Deploying SPIRE is step one. Keeping it healthy in production is the ongoing challenge. This module covers the operational practices that keep SPIRE running reliably: monitoring, alerting, debugging, and maintenance.
Monitoring SPIRE
SPIRE exposes Prometheus metrics for both the Server and Agent. Key metrics to monitor:
# Server metrics:
spire_server_ca_manager_x509_ca_rotate_total # CA rotation count
spire_server_registration_api_entry_count # Active registrations
spire_server_node_attestation_duration_seconds # Attestation latency
# Agent metrics:
spire_agent_svid_rotations_total # SVID rotation count
spire_agent_workload_api_connections # Active workload connections
spire_agent_attestation_errors_total # Failed attestations
# Alert on:
# - attestation_errors increasing (broken workload config)
# - svid_rotations_total stalling (rotation failure)
# - node count decreasing (agents disconnecting)
Troubleshooting Common Issues
Node Attestation Fails
# Symptom: Agent cannot connect to Server
# Check: Agent logs for attestation error details
# Common causes:
# - Expired join token (regenerate with spire-server token generate)

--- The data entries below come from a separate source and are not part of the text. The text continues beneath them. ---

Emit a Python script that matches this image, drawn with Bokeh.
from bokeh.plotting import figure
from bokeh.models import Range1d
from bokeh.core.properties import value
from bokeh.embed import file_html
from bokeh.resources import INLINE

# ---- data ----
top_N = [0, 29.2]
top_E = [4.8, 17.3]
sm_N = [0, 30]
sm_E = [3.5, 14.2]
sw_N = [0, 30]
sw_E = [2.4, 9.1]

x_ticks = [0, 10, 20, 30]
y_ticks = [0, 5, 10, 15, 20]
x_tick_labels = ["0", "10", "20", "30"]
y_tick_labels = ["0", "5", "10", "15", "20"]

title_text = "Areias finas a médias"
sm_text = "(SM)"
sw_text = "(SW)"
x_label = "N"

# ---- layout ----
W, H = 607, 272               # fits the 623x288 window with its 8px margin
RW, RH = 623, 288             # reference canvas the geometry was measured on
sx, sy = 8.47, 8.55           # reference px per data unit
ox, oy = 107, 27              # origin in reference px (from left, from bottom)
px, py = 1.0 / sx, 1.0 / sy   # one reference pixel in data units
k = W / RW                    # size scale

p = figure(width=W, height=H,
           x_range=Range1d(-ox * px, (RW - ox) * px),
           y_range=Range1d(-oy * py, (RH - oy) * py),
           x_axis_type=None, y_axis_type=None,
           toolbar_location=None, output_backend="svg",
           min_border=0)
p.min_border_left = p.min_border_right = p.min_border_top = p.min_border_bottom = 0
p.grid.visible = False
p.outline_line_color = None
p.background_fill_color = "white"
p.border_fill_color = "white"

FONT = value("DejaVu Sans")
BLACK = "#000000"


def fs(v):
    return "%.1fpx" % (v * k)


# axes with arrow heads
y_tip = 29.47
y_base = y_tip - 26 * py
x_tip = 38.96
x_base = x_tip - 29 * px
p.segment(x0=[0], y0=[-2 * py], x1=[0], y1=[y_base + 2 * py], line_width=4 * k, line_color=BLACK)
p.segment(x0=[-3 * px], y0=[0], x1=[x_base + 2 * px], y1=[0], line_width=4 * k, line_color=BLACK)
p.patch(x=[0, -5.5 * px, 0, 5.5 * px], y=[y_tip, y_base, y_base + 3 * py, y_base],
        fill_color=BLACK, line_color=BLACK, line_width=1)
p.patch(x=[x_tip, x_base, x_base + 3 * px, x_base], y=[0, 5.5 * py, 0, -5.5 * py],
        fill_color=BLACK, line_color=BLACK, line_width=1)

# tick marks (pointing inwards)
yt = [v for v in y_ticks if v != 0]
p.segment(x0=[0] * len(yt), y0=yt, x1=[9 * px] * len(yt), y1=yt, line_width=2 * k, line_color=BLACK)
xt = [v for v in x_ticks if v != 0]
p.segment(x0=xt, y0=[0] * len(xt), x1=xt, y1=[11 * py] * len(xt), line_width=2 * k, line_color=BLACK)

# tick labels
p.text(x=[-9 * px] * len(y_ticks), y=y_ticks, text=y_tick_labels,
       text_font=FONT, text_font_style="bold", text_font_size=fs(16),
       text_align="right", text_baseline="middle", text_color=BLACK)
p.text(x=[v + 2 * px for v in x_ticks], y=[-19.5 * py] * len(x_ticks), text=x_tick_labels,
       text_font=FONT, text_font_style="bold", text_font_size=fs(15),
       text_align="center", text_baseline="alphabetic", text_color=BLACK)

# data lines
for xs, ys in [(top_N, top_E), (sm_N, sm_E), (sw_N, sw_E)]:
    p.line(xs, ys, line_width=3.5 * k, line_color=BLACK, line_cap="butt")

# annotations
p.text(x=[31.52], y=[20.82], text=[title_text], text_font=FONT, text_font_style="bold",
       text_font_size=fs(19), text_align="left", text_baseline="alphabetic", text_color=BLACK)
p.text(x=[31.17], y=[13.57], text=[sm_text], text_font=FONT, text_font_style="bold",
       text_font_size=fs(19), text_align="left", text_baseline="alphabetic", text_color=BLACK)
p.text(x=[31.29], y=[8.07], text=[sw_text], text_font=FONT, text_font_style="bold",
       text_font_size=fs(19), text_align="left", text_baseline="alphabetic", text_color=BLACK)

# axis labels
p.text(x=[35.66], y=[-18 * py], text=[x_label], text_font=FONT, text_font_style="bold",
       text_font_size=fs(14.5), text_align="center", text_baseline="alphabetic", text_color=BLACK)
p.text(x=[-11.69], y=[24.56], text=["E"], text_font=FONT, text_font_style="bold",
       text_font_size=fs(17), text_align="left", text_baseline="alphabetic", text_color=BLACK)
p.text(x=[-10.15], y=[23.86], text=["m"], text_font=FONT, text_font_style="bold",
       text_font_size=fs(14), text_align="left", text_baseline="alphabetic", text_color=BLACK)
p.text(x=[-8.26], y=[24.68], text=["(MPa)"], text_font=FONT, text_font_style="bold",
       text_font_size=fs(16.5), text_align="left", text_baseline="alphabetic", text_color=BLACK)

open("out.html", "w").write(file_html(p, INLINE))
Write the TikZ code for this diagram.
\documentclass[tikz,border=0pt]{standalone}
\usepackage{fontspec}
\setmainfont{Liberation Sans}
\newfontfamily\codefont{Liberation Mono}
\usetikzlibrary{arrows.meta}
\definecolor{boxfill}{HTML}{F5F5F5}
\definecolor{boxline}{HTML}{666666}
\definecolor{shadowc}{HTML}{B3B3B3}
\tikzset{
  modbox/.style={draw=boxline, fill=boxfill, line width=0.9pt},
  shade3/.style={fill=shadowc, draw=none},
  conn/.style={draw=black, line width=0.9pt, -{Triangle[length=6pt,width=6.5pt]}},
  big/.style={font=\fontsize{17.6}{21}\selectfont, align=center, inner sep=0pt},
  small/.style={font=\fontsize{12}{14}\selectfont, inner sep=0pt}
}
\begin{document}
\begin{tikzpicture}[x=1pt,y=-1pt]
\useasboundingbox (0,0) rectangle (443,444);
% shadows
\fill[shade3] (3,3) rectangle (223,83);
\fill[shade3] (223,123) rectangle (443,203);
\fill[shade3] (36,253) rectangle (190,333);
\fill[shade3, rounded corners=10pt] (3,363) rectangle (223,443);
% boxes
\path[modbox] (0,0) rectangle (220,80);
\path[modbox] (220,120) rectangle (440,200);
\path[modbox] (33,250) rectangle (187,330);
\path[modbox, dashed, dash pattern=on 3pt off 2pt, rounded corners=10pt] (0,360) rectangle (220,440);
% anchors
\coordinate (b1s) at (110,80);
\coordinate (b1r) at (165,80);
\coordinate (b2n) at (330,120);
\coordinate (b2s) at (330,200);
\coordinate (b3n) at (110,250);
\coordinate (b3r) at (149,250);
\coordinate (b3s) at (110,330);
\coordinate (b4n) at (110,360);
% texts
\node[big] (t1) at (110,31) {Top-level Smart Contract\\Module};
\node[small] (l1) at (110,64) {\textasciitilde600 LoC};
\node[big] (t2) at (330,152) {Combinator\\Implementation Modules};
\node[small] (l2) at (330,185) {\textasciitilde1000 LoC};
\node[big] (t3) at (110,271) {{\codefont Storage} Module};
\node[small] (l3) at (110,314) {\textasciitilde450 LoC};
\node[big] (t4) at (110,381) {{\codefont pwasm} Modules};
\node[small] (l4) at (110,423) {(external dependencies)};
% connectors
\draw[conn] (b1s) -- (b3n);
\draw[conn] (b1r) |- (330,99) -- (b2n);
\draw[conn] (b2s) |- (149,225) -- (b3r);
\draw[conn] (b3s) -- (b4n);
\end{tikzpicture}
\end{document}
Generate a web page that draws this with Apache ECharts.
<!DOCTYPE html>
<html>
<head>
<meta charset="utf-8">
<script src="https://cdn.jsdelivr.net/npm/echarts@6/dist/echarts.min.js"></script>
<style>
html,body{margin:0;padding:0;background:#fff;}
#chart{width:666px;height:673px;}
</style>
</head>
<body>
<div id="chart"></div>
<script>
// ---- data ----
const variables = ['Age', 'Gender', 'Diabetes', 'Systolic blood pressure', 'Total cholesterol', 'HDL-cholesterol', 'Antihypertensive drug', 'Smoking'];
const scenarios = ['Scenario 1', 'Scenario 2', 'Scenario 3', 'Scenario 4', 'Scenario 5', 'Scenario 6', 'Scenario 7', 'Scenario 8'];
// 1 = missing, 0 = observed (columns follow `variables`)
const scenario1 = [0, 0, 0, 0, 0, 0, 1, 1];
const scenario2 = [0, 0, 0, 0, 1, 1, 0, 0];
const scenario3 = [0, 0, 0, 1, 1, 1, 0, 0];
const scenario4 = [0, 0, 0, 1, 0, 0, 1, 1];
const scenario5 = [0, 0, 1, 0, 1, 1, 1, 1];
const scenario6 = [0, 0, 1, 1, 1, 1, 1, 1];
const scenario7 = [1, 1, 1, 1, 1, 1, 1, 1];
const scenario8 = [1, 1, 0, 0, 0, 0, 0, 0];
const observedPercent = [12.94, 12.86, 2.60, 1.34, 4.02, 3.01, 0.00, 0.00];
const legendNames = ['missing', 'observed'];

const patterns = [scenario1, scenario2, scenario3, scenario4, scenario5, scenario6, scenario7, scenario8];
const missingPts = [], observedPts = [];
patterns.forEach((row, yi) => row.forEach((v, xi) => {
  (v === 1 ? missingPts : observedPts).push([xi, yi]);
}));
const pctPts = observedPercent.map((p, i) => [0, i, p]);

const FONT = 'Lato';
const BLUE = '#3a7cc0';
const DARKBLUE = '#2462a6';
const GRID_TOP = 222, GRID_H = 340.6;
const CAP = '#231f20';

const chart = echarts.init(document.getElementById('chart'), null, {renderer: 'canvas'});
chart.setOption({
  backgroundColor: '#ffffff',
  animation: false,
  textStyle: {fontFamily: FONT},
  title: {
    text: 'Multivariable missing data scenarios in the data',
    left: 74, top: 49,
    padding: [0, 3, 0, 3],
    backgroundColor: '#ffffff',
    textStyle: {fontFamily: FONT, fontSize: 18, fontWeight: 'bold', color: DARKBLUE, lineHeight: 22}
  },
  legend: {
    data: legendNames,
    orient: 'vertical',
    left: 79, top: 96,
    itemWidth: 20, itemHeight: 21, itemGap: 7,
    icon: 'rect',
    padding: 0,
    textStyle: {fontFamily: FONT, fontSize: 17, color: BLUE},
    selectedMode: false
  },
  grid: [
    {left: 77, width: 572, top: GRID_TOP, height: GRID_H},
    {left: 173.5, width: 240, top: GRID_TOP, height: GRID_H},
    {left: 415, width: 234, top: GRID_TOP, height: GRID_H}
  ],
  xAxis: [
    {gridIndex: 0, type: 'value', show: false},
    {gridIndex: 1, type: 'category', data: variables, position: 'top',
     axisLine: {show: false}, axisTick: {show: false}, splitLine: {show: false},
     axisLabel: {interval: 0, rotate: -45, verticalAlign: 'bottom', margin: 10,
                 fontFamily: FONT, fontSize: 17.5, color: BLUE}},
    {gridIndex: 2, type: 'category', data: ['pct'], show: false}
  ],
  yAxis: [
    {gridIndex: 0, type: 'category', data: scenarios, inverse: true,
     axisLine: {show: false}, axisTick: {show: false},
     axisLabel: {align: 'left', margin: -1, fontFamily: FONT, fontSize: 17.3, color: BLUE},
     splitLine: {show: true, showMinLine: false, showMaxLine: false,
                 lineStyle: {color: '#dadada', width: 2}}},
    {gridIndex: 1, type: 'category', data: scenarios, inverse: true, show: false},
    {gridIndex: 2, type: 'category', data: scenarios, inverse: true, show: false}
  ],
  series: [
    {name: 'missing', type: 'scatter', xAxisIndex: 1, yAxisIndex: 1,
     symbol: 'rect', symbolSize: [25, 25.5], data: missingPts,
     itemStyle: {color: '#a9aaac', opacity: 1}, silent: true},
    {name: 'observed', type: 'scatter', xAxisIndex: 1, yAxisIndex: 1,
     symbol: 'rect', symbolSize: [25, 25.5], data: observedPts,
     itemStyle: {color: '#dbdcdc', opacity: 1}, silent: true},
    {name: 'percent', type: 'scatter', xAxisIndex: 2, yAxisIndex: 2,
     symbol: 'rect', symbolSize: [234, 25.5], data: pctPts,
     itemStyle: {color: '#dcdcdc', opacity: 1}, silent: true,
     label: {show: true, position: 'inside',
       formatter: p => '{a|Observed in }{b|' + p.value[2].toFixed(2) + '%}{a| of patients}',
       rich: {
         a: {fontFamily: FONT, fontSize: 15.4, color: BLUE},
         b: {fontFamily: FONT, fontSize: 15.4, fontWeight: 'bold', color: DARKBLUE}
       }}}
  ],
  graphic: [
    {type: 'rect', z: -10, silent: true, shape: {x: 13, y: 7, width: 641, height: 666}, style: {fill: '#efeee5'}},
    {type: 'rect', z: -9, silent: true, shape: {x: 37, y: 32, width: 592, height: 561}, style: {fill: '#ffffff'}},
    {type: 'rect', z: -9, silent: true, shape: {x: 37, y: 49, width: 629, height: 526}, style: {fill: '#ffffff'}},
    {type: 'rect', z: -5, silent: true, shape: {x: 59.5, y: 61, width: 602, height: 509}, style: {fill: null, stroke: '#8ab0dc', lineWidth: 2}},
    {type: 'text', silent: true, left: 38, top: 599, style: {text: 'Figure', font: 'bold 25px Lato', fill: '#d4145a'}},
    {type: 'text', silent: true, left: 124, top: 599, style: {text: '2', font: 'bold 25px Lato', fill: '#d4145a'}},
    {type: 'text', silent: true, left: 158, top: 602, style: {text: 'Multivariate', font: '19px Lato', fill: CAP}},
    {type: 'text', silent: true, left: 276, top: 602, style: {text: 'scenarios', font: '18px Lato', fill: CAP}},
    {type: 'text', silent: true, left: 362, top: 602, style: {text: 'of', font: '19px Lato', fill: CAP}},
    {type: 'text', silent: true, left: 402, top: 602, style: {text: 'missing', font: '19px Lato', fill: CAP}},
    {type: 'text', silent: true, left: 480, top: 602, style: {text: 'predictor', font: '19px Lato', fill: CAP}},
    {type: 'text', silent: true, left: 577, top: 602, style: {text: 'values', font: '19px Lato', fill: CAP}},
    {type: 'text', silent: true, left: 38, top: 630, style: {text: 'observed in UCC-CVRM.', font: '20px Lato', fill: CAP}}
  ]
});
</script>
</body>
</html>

# - Network connectivity to SPIRE Server port 8081
# - Clock skew between agent node and server (SVIDs are time-sensitive)
Workload Gets No SVID
# Symptom: Application cannot fetch identity from Workload API
# Debug steps:
# 1. Check registration entries match the workload selectors
spire-server entry show -selector k8s:ns:my-namespace
# 2. Check agent can see the workload
spire-agent api fetch x509 -socketPath /run/spire/sockets/agent.sock
# 3. Check the workload API socket is mounted correctly
ls -la /run/spire/sockets/agent.sock
Certificate Rotation Strategies
SVID TTL defaults to 1 hour. Shorter TTLs are more secure but increase load on the SPIRE Server. Production recommendations: 1 hour for standard workloads, 15 minutes for high-security workloads, and ensure your monitoring alerts if rotation has not occurred within 80% of TTL.
Upgrade Strategies
SPIRE supports rolling upgrades. Upgrade Agents first (they are stateless), then upgrade the Server. Always test upgrades in a non-production environment first. Keep the datastore backed up before Server upgrades.